┌──
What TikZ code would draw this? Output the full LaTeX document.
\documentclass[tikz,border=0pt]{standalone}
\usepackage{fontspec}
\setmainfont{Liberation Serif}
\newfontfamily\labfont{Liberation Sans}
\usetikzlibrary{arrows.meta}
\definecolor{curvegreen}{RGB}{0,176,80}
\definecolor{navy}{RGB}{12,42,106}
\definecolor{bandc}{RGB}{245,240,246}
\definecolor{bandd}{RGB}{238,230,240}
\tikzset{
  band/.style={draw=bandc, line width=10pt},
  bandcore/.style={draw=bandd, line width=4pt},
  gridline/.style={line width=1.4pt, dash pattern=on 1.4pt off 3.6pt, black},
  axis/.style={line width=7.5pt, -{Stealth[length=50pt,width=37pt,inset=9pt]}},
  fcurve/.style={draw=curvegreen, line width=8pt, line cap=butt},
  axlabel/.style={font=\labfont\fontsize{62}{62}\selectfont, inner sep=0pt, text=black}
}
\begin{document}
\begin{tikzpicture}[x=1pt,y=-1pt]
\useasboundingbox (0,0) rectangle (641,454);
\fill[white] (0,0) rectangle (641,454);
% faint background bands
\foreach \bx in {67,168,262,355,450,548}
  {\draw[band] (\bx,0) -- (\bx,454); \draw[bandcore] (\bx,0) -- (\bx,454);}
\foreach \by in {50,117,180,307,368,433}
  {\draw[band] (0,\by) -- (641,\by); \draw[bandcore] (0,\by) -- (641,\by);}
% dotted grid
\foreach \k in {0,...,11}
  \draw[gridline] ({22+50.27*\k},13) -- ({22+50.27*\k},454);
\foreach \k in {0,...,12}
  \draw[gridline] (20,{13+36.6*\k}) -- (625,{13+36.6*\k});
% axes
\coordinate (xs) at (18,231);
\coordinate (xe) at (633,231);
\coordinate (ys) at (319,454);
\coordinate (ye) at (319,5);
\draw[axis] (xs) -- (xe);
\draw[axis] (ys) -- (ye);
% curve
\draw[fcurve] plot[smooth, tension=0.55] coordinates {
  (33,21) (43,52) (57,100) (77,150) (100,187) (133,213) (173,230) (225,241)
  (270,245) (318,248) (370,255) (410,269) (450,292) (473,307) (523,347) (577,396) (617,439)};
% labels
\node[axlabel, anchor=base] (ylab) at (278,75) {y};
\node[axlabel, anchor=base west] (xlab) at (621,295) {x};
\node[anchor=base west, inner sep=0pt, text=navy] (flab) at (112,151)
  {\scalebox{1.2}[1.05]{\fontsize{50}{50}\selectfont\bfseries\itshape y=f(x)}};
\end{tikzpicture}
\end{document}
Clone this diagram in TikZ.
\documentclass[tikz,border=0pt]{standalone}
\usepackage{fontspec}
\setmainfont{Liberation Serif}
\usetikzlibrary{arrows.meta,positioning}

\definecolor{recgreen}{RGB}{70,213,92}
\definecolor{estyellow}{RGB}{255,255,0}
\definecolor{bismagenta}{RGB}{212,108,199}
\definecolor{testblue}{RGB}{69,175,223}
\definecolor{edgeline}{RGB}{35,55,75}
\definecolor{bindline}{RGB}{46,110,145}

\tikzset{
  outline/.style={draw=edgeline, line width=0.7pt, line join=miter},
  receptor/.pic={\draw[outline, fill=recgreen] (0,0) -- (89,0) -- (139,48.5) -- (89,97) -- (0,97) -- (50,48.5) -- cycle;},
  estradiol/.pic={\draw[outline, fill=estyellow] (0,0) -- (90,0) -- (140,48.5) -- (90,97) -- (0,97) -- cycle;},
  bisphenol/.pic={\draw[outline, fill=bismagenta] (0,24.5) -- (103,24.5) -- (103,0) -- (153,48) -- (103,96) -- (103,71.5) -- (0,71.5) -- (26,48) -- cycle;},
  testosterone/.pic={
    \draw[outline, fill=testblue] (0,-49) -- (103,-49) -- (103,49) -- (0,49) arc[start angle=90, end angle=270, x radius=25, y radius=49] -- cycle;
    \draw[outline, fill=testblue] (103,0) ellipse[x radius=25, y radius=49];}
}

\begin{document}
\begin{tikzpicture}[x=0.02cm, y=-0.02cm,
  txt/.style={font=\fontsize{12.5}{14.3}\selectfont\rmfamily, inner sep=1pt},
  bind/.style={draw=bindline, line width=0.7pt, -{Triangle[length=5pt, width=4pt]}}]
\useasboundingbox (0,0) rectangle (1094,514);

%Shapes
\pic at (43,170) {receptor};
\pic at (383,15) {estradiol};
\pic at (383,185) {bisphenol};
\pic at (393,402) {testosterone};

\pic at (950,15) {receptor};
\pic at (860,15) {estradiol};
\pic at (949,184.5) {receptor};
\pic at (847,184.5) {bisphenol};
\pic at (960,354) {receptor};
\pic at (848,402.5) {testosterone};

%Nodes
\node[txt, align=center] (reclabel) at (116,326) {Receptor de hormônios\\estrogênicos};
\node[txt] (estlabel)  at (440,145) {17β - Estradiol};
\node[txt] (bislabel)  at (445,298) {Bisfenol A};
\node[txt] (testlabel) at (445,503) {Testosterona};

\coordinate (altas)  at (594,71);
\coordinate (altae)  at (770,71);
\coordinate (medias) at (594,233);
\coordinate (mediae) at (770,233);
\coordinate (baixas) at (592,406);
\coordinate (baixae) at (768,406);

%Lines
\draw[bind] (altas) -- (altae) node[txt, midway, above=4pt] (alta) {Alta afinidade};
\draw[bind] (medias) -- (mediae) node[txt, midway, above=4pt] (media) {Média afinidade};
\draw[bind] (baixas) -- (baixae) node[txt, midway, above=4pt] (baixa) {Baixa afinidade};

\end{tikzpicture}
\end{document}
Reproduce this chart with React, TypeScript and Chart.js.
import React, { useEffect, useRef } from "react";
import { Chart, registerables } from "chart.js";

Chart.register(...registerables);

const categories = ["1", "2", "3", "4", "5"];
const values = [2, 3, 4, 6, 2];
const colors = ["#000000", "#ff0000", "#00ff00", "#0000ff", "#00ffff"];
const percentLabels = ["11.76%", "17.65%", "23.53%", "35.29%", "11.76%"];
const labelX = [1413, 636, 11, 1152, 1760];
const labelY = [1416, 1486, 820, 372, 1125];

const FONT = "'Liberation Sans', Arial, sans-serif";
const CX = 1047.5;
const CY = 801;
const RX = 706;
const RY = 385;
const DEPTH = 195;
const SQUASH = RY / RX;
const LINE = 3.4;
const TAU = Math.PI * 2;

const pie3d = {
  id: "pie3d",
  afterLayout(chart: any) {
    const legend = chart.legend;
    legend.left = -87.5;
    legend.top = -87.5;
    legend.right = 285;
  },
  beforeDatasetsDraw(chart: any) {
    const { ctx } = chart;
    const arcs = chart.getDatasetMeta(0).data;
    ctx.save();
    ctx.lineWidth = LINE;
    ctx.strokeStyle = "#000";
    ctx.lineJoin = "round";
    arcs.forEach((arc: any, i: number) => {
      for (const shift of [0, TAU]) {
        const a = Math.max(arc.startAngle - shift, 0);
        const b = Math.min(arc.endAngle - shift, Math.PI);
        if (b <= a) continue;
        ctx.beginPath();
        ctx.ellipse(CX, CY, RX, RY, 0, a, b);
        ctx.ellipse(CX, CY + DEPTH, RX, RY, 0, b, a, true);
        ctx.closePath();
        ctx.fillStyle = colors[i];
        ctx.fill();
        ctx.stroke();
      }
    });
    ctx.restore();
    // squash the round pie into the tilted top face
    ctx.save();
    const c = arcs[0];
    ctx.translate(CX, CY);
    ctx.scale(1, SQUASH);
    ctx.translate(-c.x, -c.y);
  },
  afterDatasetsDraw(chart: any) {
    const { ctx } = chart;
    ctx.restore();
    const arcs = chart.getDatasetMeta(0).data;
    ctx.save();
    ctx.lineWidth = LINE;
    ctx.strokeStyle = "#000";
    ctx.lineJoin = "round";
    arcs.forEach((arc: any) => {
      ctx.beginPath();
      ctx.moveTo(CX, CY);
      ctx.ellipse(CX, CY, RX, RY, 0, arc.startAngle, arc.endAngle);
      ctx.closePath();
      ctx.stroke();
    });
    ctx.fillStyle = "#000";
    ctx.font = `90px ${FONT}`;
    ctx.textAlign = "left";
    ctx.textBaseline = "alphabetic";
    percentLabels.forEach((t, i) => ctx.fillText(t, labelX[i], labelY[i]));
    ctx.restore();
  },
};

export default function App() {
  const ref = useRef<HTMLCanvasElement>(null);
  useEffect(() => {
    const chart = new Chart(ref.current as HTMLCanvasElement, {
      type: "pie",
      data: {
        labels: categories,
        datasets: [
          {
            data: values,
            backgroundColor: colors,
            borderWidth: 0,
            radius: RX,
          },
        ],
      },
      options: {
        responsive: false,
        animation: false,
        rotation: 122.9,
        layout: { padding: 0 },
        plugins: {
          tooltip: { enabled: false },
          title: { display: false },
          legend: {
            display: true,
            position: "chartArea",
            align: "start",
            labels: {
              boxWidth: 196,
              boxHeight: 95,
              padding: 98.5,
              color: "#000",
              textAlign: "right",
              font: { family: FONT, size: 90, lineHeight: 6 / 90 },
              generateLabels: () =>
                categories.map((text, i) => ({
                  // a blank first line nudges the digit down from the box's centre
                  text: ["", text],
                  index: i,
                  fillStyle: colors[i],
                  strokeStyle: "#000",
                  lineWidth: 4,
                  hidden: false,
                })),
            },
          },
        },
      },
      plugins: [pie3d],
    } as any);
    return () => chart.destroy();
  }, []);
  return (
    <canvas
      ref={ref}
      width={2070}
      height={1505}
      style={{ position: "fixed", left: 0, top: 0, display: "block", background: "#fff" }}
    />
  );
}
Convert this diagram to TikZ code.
└──
## The task
Scan the listing above. Collect all lines with the word "diagram".

## Exercise result
Clone this diagram in TikZ.
Convert this diagram to TikZ code.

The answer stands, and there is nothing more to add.